The thing that feeds the fire
So what feeds the business between launches? New audiences, entering on a regular rhythm.
This is the part most creators get stuck on, because they assume "new audiences" means either grinding on social media or paying for ads. Both are slow, expensive, or both.
There's a better way to bring in new people, and it's the foundation of what I call the Revenue Stack Method. You borrow other people's audiences through events. A summit, a collaboration, a bundle. Someone the audience already trusts introduces you to their people, and a batch of new humans enters your world at once.
Run one of those on a schedule, capture the people onto your email list, and make them an offer every time. Now you've got a campfire. New people come in, get to know you, and buy, on repeat, in the background, between your launches.
That's what turns the heartbeat into a climb.
Why a rhythm beats a hustle
You don't need to run an event every week. In fact, you shouldn't.
A steady rhythm matters far more than frequency. One borrowed-audience event a quarter is often plenty to keep new people flowing in without wearing you out. Four times a year, like clockwork.
The magic is in the repetition, not the intensity. Each round, you reuse what you built last time. The pages, the emails, the partner relationships. So it gets easier, not harder. By the third or fourth round, you're not launching anymore. You're just running the machine.

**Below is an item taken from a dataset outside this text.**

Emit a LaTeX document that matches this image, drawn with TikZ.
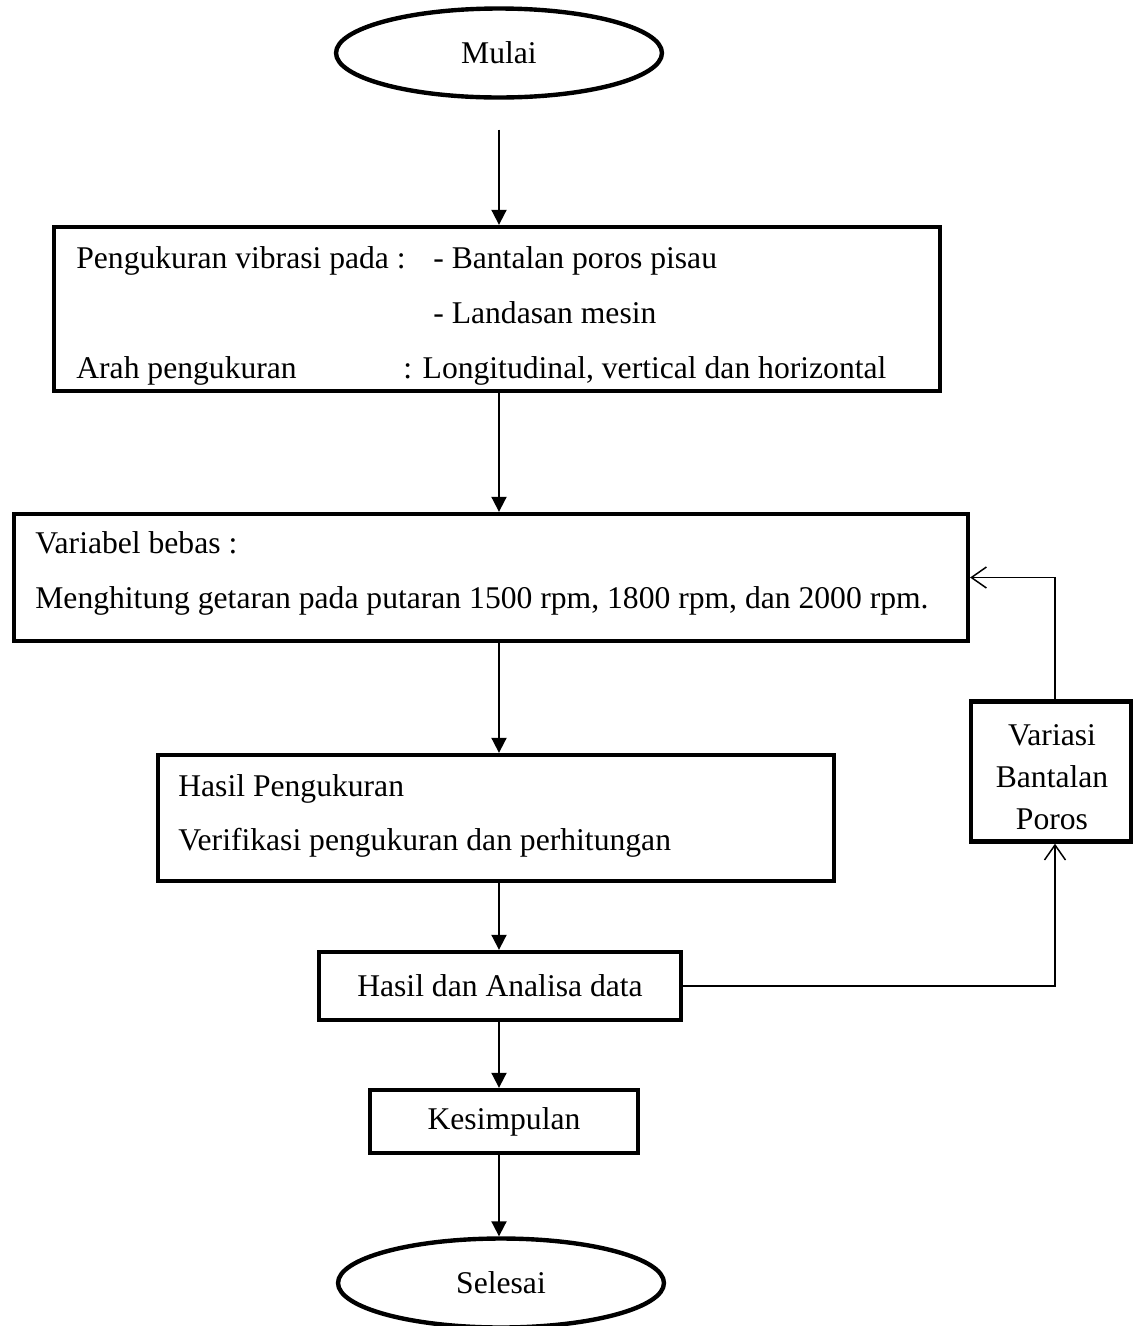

And once you trust that the machine brings in revenue on a schedule, something changes in how you run your whole business. You stop white-knuckling every launch. You can plan. You can hire. You can take a week off without watching the income drop to zero.
That's the real prize. Not just steadier money, but a steadier you.
Want a steady revenue engine built into your business?
Revenue Stack Studio is a 12-month done-with-you engagement where my team and I build and run the engine with you, so your revenue stops depending on launches. A small founding group is open now.
See Revenue Stack Studio →Frequently Asked Questions
Your income comes in waves because it depends on launches instead of a system. A launch is an event, and when the event ends, the money ends with it. Until you have an engine that brings in new people and sells to them on a schedule, revenue will keep spiking and resetting.
Build a repeatable engine instead of one-off launches. Run a regular event that brings in new audiences, capture them onto your email list, and make them an offer every time. When the activity repeats on a schedule, the revenue does too.
Launches aren't bad, but relying only on launches is. Each launch resets to zero when it ends. The fix isn't to stop launching, it's to add a repeatable engine underneath so revenue keeps flowing between launches.
A regular rhythm matters more than frequency. Many creators run one borrowed-audience event per quarter, which is often enough to keep new people entering the funnel without burning out. The key is that it repeats on a predictable schedule.
A good month usually means you launched or promoted something. The slow month that follows is the absence of that push. If nothing new is feeding your funnel between promotions, revenue naturally drops, then climbs again only when you launch the next thing.